The competition between renewables and natural gas for a place in grid operators’ hearts is resolving, and the new peace potentially sets the stage for a rapid advance in the fight for a cleaner power supply.
Two years ago, new shale reserves of natural gas, the fossil fuel that creates the least greenhouse gas emissions, were not yet widely available, and electricity demand was increasing, so the price of gas remained high. At the same time, the implenentation of public policies like renewables standards and feed-in tariffs began a boom in wind and solar, increasing supply and lowering prices.
Renewables began to replace natural gas as a utility choice, according to Saya Kitasei, a MAP Sustainable Energy Fellow at the Worldwatch Institute and author of Powering the Low Carbon Economy: The Once and Future Roles of Renewable Energy and Natural Gas.
“Rather than displacing the dirtiest resource,” Kitasei explained, “renewable energy was actually displacing the relatively cleaner fossil resource.” But, Kitasei added, “Prices of natural gas have come down since mid-2009.”

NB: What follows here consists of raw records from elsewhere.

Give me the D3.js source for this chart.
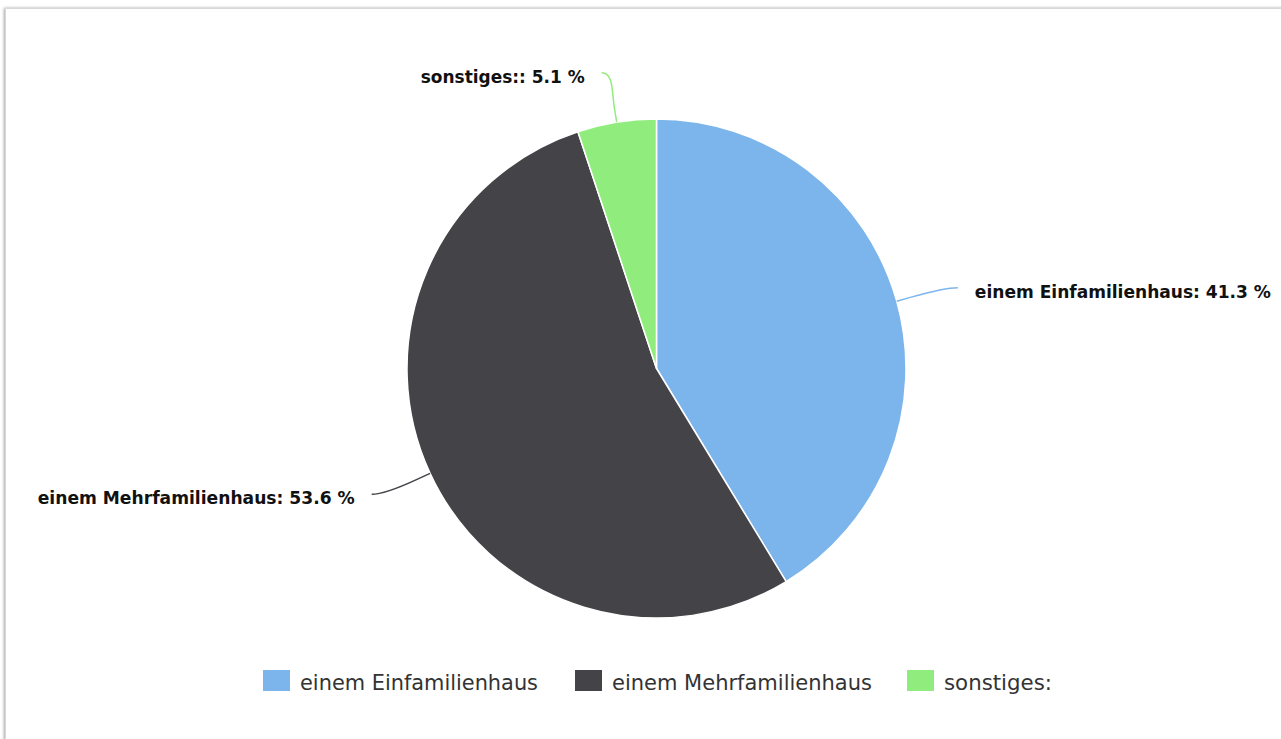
<!DOCTYPE html>
<html><head><meta charset="utf-8">
<script src="https://cdn.jsdelivr.net/npm/d3@7"></script>
<style>
html,body{margin:0;padding:0;background:#fff;overflow:hidden}
text{font-family:"DejaVu Sans Condensed","DejaVu Sans","Liberation Sans",sans-serif}
</style></head>
<body><svg id="c" width="1281" height="739"></svg>
<script>
const categories = ["einem Einfamilienhaus", "einem Mehrfamilienhaus", "sonstiges:"];
const values = [41.3, 53.6, 5.1];
const colors = ["#7cb5ec", "#434348", "#90ed7d"];
const labelTexts = ["einem Einfamilienhaus: 41.3 %", "einem Mehrfamilienhaus: 53.6 %", "sonstiges:: 5.1 %"];

const W = 1281, H = 739;
const svg = d3.select("#c");
const defs = svg.append("defs");
const f = defs.append("filter").attr("id","sh").attr("x","-5%").attr("y","-5%").attr("width","110%").attr("height","110%");
f.append("feDropShadow").attr("dx",-1).attr("dy",0).attr("stdDeviation",1.5).attr("flood-color","#000").attr("flood-opacity",0.35);

// frame
svg.append("rect").attr("x",5.5).attr("y",8.5).attr("width",W+20).attr("height",H+20)
  .attr("fill","#fff").attr("stroke","#d8d8d8").attr("stroke-width",1).attr("filter","url(#sh)");

const cx = 656.5, cy = 368.5, r = 249.5, dist = 50;
const data = categories.map((c,i)=>({name:c, value:values[i], color:colors[i], label:labelTexts[i]}));
const pie = d3.pie().value(d=>d.value).sort(null);
const arcs = pie(data);
const arc = d3.arc().innerRadius(0).outerRadius(r);
const g = svg.append("g").attr("transform",`translate(${cx},${cy})`);
g.selectAll("path.s").data(arcs).join("path").attr("class","s")
  .attr("d",arc).attr("fill",d=>d.data.color).attr("stroke","#fff").attr("stroke-width",1.5).attr("stroke-linejoin","round");

// labels
const labelWidths = [296, 317, 164];
const labelOffsets = [13, 13, 7];
const R = r + dist;
arcs.forEach((a,i)=>{
  const m = (a.startAngle + a.endAngle)/2;
  const sx = Math.sin(m), sy = -Math.cos(m);
  const right = sx >= 0;
  const sign = right ? 1 : -1;
  const ly = R*sy;
  const lx = sign*(Math.sqrt(Math.max(R*R - ly*ly,0)) + labelOffsets[i]);
  const edge = [r*sx, r*sy];
  const mid = [(r+15)*sx, (r+15)*sy];
  const c2 = [(r+30)*sx, (r+30)*sy];
  const c1 = [lx - sign*12, ly];
  const p = d3.path();
  p.moveTo(lx, ly);
  p.bezierCurveTo(c1[0],c1[1],c2[0],c2[1],mid[0],mid[1]);
  p.lineTo(edge[0],edge[1]);
  g.append("path").attr("d",p.toString()).attr("fill","none").attr("stroke",a.data.color).attr("stroke-width",1.5);
  g.append("text").attr("x", lx + sign*17).attr("y", ly+10)
    .attr("text-anchor", right ? "start" : "end")
    .attr("font-size",18).attr("font-weight","bold").attr("fill","#111")
    .attr("textLength",labelWidths[i]).attr("lengthAdjust","spacingAndGlyphs")
    .text(a.data.label);
});

// legend
const legX = [263, 575, 907];
const legW = [238, 260, 108];
const lg = svg.append("g");
data.forEach((d,i)=>{
  lg.append("rect").attr("x",legX[i]).attr("y",670).attr("width",27).attr("height",21).attr("fill",d.color);
  lg.append("text").attr("x",legX[i]+37).attr("y",690).attr("font-size",21).attr("fill","#333")
    .attr("textLength",legW[i]).attr("lengthAdjust","spacingAndGlyphs").text(d.name);
});
</script></body></html>
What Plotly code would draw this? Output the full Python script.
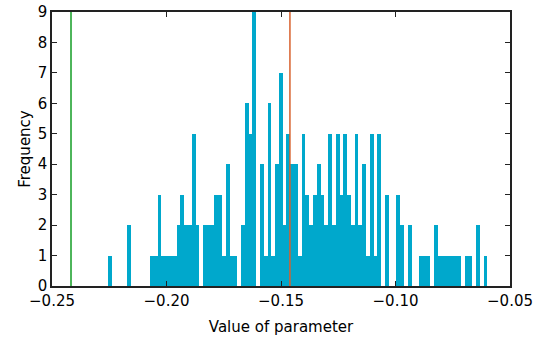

Transmission system operators in the U.S. and around the world have, therefore, begun more effectively to integrate larger portions of renewables-generated electricity onto the grid by using natural gas’s flexibility to balance the renewables’ variability.
IF U.S. natural gas shale reserves, newly accessible through advanced hydrofracturing (“fracking”) and horizontal drilling techniques, prove abundant, and IF the new drilling techniques prove to be environmentally safe, and IF drilling costs don’t drive the market price of natural gas up too high, then a partnership between natural gas and the variable renewable energies holds the potential to end grid reliance on coal within decades, according to the report.
“The need to mitigate global greenhouse gas emissions is so dire that we should really be concentrating our firepower on the dirtiest resources -- and that’s coal,” Kitasei said, “Natural gas and renewable energy can collaborate in the service of that cause.”
A future electricity supply of 50 percent or more renewables depends, Kitasei said, on utilities shifting from coal to natural gas. “That is the lesson we see from Colorado,” she noted, where “a very aggressive renewable portfolio standard led to a real increase in the amount of wind they were bringing on to the grid. But rather than adapt the rest of their electricity system to be more flexible so that it could accommodate that wind, it still had a lot of old, inefficient, base-load coal plants.”
The state had to enact new legislation, Kitasei said, requiring utilities to replace coal with natural gas “so that they can have a system in the future that will be more friendly to increasing wind levels.”
Policymakers, Kitasei stressed, must think about the impacts of renewables policies in terms of the whole system, and system operators must think about the burdens of 'cheap' coal on the whole system.
“Natural gas is certainly not the only solution that can add flexibility,” Kitasei added. “There are things like energy storage and demand-side response and also things like increasing your load balancing area and building new interconnections so that you can import and export electricity.” But natural gas, she said, “can respond rapidly to changes in the electricity system’s needs” and “can be used in a range of different scales” from a basement generator to a utility-scale power plant. Natural gas therefore seems a natural partner “to the diverse flexible grid” that the renewables’ variability requires.
Natural gas can only successfully partner with renewables, however, if it proves to be environmentally safe. Many in the environmental community see fracking as a threat to clean water. Kitasei and Worldwatch Institute do not. “I would say we are cautiously optimistic,” Kitasei said. “A lot of the accidents and incidents that we’ve seen,” she explained, “appear not to be the result of hydraulic fracturing itself.”
Better well construction, oversight of wellhead operations, and enforcement of existing standards are needed, Kitasei said, if natural gas is to be extracted sustainably. And questions are justified, she added. “But nothing that I’ve seen in the last few years suggests to me that there is some fatal problem with hydraulic fracturing.”
Price volatility may continue to be a bane, Kitasei said, citing a quote in her report from Duke Energy CEO Jim Rogers, who called natural gas the “crack cocaine” of an electricity sector long habituated to cheaply and quickly built natural gas plants that become hard to withdraw from when the price of natural gas spikes.
But Kitasei said her research suggests natural gas price volatility will not be as severe a problem going forward because of larger, more diverse supplies and the need for flexibility in power systems that are aggressively adding renewables.
Skeptics have doubts about the extent of the shale reserves. But Kitasei and her research partners “think the extent of coal reserves have been overestimated in a lot of the world, including China, and the amount of coal that’s left in the ground can be measured in decades, not in centuries.” U.S. shale reserves, she said, are “on the order of 90 or 100 years of gas in the ground in these formations.”
Kitasei has now begun thinking about the implications “for countries like China and India” because they are now making decisions that “will either put them in the position of having very coal-dependent grids, even as they try to bring on a lot of renewable energy” or “start them on the pathway of much more flexible generation.”